A wintry blast of freezing temperatures swept across Europe on Sunday, with a biting wind from Siberia claiming four lives and endangering the continent’s homeless-with the worst yet to come.
The “Beast from the East”, as the phenomenon has been dubbed by the British media, is expected to bring chilling winds from Russia over the next week that will make it feel even colder than thermometers indicate.
The cold snap has already been linked to several deaths, as well as postponing an Italian football match and causing traffic chaos.
In France, where temperatures were forecast to drop to minus 10 degrees Celsius (14 degrees Fahrenheit) and feel as low as minus 18 C over the coming days, fears ran high for people living on the streets.
A homeless man in the city of Valence in the country’s southeast was found dead on Sunday, and another man was found dead in his cabin in the suburbs of Paris on Friday.
France has opened up extra emergency shelters for the homeless, and in Calais in northern France, about 200 migrants were spared the cold on Saturday night.
Over a year after the French government razed the sprawling Jungle camp, there are still hundreds of migrants around the port of Calais, hoping to stow away on trucks to Britain.
“I’m lucky to be in here where it’s warm, outside it is impossible because of the cold,” 20-year-old Afghan Shafiq said.
Britain’s weather service, the Met Office, forecast that northern England would have 10 centimetres (four inches) of snow over the next three days, amid temperatures that could feel as cold as minus 15 Celsius.
It also warned of widespread travel disruption, saying: “Snow showers, already affecting eastern parts of England early on Monday, are expected to become more persistent and more widespread through Monday afternoon and evening.”
The front page of the Daily Express newspaper on Friday warned: “Wrap up warm!

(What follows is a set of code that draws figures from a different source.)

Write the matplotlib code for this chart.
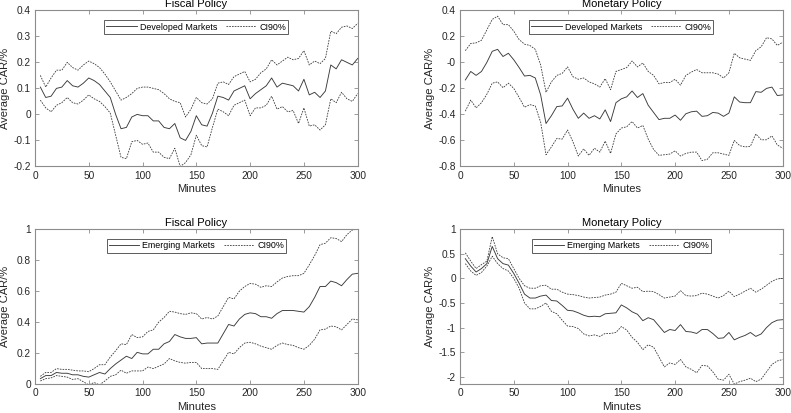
import numpy as np
import matplotlib
matplotlib.use("Agg")
import matplotlib.pyplot as plt

# minutes after announcement
minutes = np.arange(5, 301, 5)

# Fiscal policy, developed markets
fd_mean = [0.105, 0.065, 0.07, 0.10, 0.105, 0.13, 0.11, 0.105, 0.12, 0.14,
           0.13, 0.115, 0.09, 0.065, 0.0, -0.055, -0.05, -0.01, 0.0, -0.005,
           -0.005, -0.025, -0.025, -0.05, -0.055, -0.035, -0.09, -0.1, -0.065, -0.005,
           -0.04, -0.045, 0.005, 0.07, 0.065, 0.055, 0.09, 0.1, 0.11, 0.06,
           0.08, 0.095, 0.11, 0.14, 0.105, 0.12, 0.115, 0.11, 0.09, 0.135,
           0.075, 0.085, 0.065, 0.09, 0.19, 0.175, 0.21, 0.2, 0.19, 0.215]
fd_up = [0.15, 0.105, 0.14, 0.17, 0.17, 0.2, 0.18, 0.17, 0.19, 0.205,
         0.195, 0.18, 0.155, 0.125, 0.09, 0.055, 0.065, 0.08, 0.1, 0.105,
         0.105, 0.1, 0.095, 0.08, 0.06, 0.05, 0.045, -0.01, 0.02, 0.065,
         0.045, 0.04, 0.06, 0.12, 0.125, 0.115, 0.145, 0.155, 0.165, 0.125,
         0.135, 0.16, 0.175, 0.21, 0.19, 0.205, 0.22, 0.21, 0.215, 0.245,
         0.19, 0.205, 0.195, 0.215, 0.32, 0.31, 0.335, 0.34, 0.33, 0.35]
fd_lo = [0.055, 0.025, 0.01, 0.035, 0.045, 0.065, 0.045, 0.04, 0.055, 0.075,
         0.06, 0.05, 0.03, 0.005, -0.08, -0.165, -0.17, -0.105, -0.1, -0.115,
         -0.11, -0.145, -0.145, -0.165, -0.17, -0.13, -0.2, -0.185, -0.155, -0.08,
         -0.12, -0.125, -0.05, 0.02, 0.01, -0.005, 0.035, 0.045, 0.055, -0.005,
         0.025, 0.025, 0.035, 0.07, 0.02, 0.03, 0.01, 0.015, -0.035, 0.025,
         -0.045, -0.04, -0.06, -0.04, 0.06, 0.045, 0.085, 0.06, 0.05, 0.08]

# Monetary policy, developed markets
md_mean = [-0.135, -0.07, -0.1, -0.07, 0.0, 0.085, 0.1, 0.045, 0.07, 0.02,
           -0.04, -0.105, -0.1, -0.12, -0.25, -0.47, -0.41, -0.34, -0.335, -0.275,
           -0.36, -0.43, -0.39, -0.43, -0.41, -0.435, -0.365, -0.455, -0.31, -0.28,
           -0.265, -0.22, -0.27, -0.24, -0.33, -0.385, -0.44, -0.43, -0.43, -0.405,
           -0.445, -0.395, -0.38, -0.375, -0.415, -0.41, -0.385, -0.39, -0.415, -0.39,
           -0.265, -0.305, -0.31, -0.31, -0.225, -0.23, -0.2, -0.19, -0.255, -0.25]
md_up = [0.09, 0.145, 0.15, 0.17, 0.25, 0.33, 0.355, 0.29, 0.29, 0.24,
         0.175, 0.14, 0.13, 0.1, -0.02, -0.23, -0.15, -0.1, -0.085, -0.035,
         -0.11, -0.13, -0.12, -0.15, -0.165, -0.19, -0.125, -0.21, -0.07, -0.055,
         -0.04, 0.01, -0.035, -0.005, -0.07, -0.1, -0.165, -0.155, -0.155, -0.13,
         -0.175, -0.1, -0.075, -0.055, -0.08, -0.08, -0.08, -0.09, -0.12, -0.08,
         0.07, 0.035, 0.025, 0.015, 0.09, 0.12, 0.19, 0.18, 0.13, 0.155]
md_lo = [-0.375, -0.29, -0.35, -0.31, -0.245, -0.16, -0.15, -0.195, -0.16, -0.2,
         -0.27, -0.345, -0.325, -0.335, -0.46, -0.71, -0.65, -0.585, -0.59, -0.52,
         -0.61, -0.72, -0.665, -0.715, -0.66, -0.69, -0.605, -0.7, -0.55, -0.505,
         -0.495, -0.455, -0.505, -0.485, -0.59, -0.67, -0.715, -0.71, -0.705, -0.68,
         -0.72, -0.7, -0.69, -0.69, -0.755, -0.745, -0.695, -0.695, -0.705, -0.715,
         -0.6, -0.64, -0.65, -0.645, -0.55, -0.595, -0.595, -0.565, -0.635, -0.66]

# Fiscal policy, emerging markets
fe_mean = [0.035, 0.055, 0.055, 0.075, 0.07, 0.07, 0.06, 0.06, 0.05, 0.045,
           0.06, 0.075, 0.065, 0.1, 0.13, 0.155, 0.18, 0.165, 0.205, 0.195,
           0.195, 0.225, 0.225, 0.26, 0.275, 0.32, 0.305, 0.295, 0.295, 0.3,
           0.26, 0.265, 0.265, 0.265, 0.325, 0.385, 0.375, 0.42, 0.45, 0.46,
           0.455, 0.435, 0.435, 0.425, 0.455, 0.475, 0.475, 0.475, 0.47, 0.465,
           0.5, 0.56, 0.63, 0.63, 0.665, 0.655, 0.635, 0.675, 0.71, 0.715]
fe_up = [0.05, 0.075, 0.075, 0.1, 0.095, 0.095, 0.09, 0.085, 0.085, 0.08,
         0.1, 0.125, 0.125, 0.175, 0.215, 0.26, 0.255, 0.32, 0.3, 0.305,
         0.34, 0.35, 0.4, 0.43, 0.47, 0.465, 0.455, 0.45, 0.46, 0.455,
         0.42, 0.43, 0.42, 0.44, 0.5, 0.56, 0.55, 0.6, 0.63, 0.65,
         0.645, 0.625, 0.635, 0.63, 0.66, 0.685, 0.695, 0.7, 0.7, 0.715,
         0.77, 0.83, 0.9, 0.91, 0.945, 0.94, 0.92, 0.965, 0.995, 1.0]
fe_lo = [0.02, 0.035, 0.04, 0.055, 0.05, 0.045, 0.03, 0.035, 0.015, -0.005,
         0.01, -0.005, 0.02, 0.05, 0.06, 0.09, 0.07, 0.085, 0.085, 0.085,
         0.11, 0.1, 0.115, 0.13, 0.165, 0.15, 0.14, 0.135, 0.14, 0.14,
         0.1, 0.1, 0.1, 0.095, 0.15, 0.205, 0.195, 0.235, 0.265, 0.27,
         0.26, 0.245, 0.235, 0.225, 0.25, 0.265, 0.255, 0.25, 0.235, 0.225,
         0.25, 0.29, 0.35, 0.355, 0.375, 0.37, 0.35, 0.385, 0.42, 0.415]

# Monetary policy, emerging markets
me_mean = [0.4, 0.25, 0.13, 0.2, 0.3, 0.65, 0.4, 0.3, 0.27, 0.1,
           -0.1, -0.32, -0.4, -0.4, -0.36, -0.34, -0.45, -0.46, -0.55, -0.65,
           -0.66, -0.7, -0.75, -0.78, -0.77, -0.78, -0.72, -0.71, -0.7, -0.54,
           -0.6, -0.68, -0.73, -0.86, -0.8, -0.84, -0.97, -1.1, -1.04, -1.06,
           -0.94, -1.08, -1.09, -1.12, -1.04, -1.04, -1.12, -1.22, -1.21, -1.1,
           -1.25, -1.2, -1.16, -1.1, -1.18, -1.13, -1.0, -0.9, -0.85, -0.84]
me_up = [0.52, 0.35, 0.2, 0.28, 0.35, 0.85, 0.5, 0.42, 0.4, 0.2,
         0.0, -0.15, -0.2, -0.2, -0.15, -0.14, -0.22, -0.22, -0.28, -0.32,
         -0.33, -0.35, -0.38, -0.4, -0.39, -0.38, -0.34, -0.32, -0.28, -0.1,
         -0.15, -0.2, -0.18, -0.27, -0.26, -0.27, -0.33, -0.4, -0.38, -0.36,
         -0.25, -0.35, -0.36, -0.35, -0.3, -0.32, -0.36, -0.4, -0.35, -0.26,
         -0.37, -0.32, -0.26, -0.2, -0.28, -0.22, -0.14, -0.06, -0.01, 0.0]
me_lo = [0.3, 0.15, 0.06, 0.12, 0.25, 0.45, 0.3, 0.2, 0.15, 0.0,
         -0.2, -0.5, -0.62, -0.62, -0.57, -0.5, -0.67, -0.72, -0.85, -0.97,
         -0.98, -1.02, -1.13, -1.17, -1.15, -1.18, -1.12, -1.12, -1.1, -0.98,
         -1.05, -1.2, -1.3, -1.45, -1.35, -1.4, -1.6, -1.8, -1.72, -1.75,
         -1.65, -1.8, -1.85, -1.92, -1.77, -1.78, -1.9, -2.05, -2.07, -1.95,
         -2.15, -2.1, -2.07, -2.03, -2.1, -2.05, -1.9, -1.75, -1.68, -1.65]

plt.rcParams['font.family'] = ['Liberation Sans', 'DejaVu Sans']

fig = plt.figure(figsize=(7.91, 4.13), dpi=100)

panels = [
    ([0.0442, 0.597, 0.408, 0.378], "Fiscal Policy", "Developed Markets",
     fd_mean, fd_up, fd_lo, (-0.2, 0.4), np.arange(-0.2, 0.41, 0.1)),
    ([0.5815, 0.597, 0.408, 0.378], "Monetary Policy", "Developed Markets",
     md_mean, md_up, md_lo, (-0.8, 0.4), np.arange(-0.8, 0.41, 0.2)),
    ([0.0442, 0.070, 0.408, 0.375], "Fiscal Policy", "Emerging Markets",
     fe_mean, fe_up, fe_lo, (0, 1), np.arange(0, 1.01, 0.2)),
    ([0.5815, 0.070, 0.408, 0.375], "Monetary Policy", "Emerging Markets",
     me_mean, me_up, me_lo, (-2.15, 1), np.arange(-2, 1.01, 0.5)),
]

txt = '#262626'
edge = '#8c8c8c'
line_col = '#3a3a3a'

for rect, title, name, mean, up, lo, ylim, yt in panels:
    ax = fig.add_axes(rect)
    l1, = ax.plot(minutes, mean, color=line_col, lw=0.65, label=name)
    l2, = ax.plot(minutes, up, color=line_col, lw=0.6, dashes=(2, 1.3), label='CI90%')
    ax.plot(minutes, lo, color=line_col, lw=0.6, dashes=(2, 1.3))
    ax.set_xlim(0, 300)
    ax.set_ylim(*ylim)
    ax.set_xticks(np.arange(0, 301, 50))
    ax.set_yticks(yt)
    ax.set_yticklabels(["%g" % round(v, 2) for v in yt])
    ax.set_title(title, fontsize=8, color='black', pad=2.5)
    ax.set_xlabel("Minutes", fontsize=8, color=txt, labelpad=2.5)
    ax.set_ylabel("Average CAR/%", fontsize=8, color=txt)
    ax.yaxis.set_label_coords(-0.078, 0.5)
    ax.tick_params(direction='in', top=True, right=True, length=3, width=0.6,
                   colors=edge, labelcolor=txt, labelsize=7.3, pad=3)
    for sp in ax.spines.values():
        sp.set_color(edge)
        sp.set_linewidth(0.8)
    leg = ax.legend(handles=[l1, l2], loc='upper center', ncol=2, fontsize=6.4,
                    frameon=True, fancybox=False, borderpad=0.25, handlelength=3.4,
                    columnspacing=1.0, handletextpad=0.35, borderaxespad=0,
                    bbox_to_anchor=(0.5, 0.936))
    leg.get_frame().set_edgecolor('#333333')
    leg.get_frame().set_linewidth(0.7)

fig.savefig("out.png", dpi=100)
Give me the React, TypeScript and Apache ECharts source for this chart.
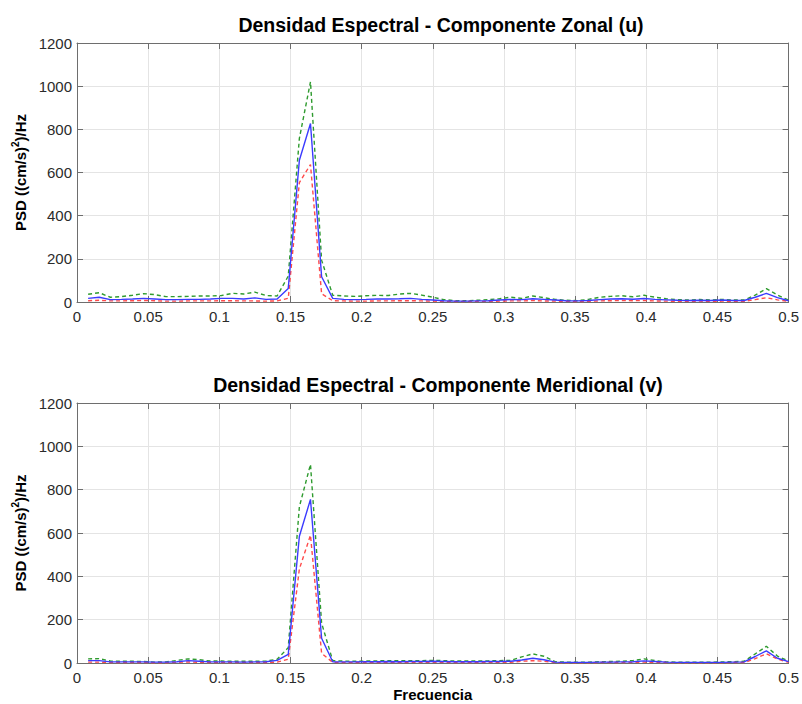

Freezing cold ‘Siberian Express’ is roaring towards Britain.”
Russia itself was not spared, with its meteorological service warning of “abnormally cold” temperatures until Wednesday and temperatures in the Moscow region expected to fall to minus 24 Celsius on Sunday night, and minus 35 Celsius in the centre of the country.
Two people died of the cold in Poland on Friday night, bringing the winter’s toll to 46 since November, according to the centre for national security.
Frigid temperatures are also forecast throughout Germany, with a low of minus 22 Celsius in some Alpine valleys in the southern state of Bavaria on Monday.
Warmer at the North Pole?
However a brave few did take advantage of the Siberian chill, with some adventurous Dutch ice skaters taking to the country’s canals and lakes.
Dutch authorities have strongly discouraged skating on natural bodies of water, but said conditions may be more favourable after a few chilly days in the north of the country for those keen to emulate their Winter Olympians.
The freezing temperature also did not prevent a few hundred swimmers jumping into the Meuse River, which was 3 Celsius while it was minus 2 Celsius outside, in the Huy region of Belgium on Sunday morning.
But below average temperatures are not forecast everywhere.
Many areas across Europe could be colder than the North Pole this week, with the temperature at Cape Morris Jesup weather station at the top of Greenland having risen above freezing several times since mid-February, according to the World Meteorological Organisation.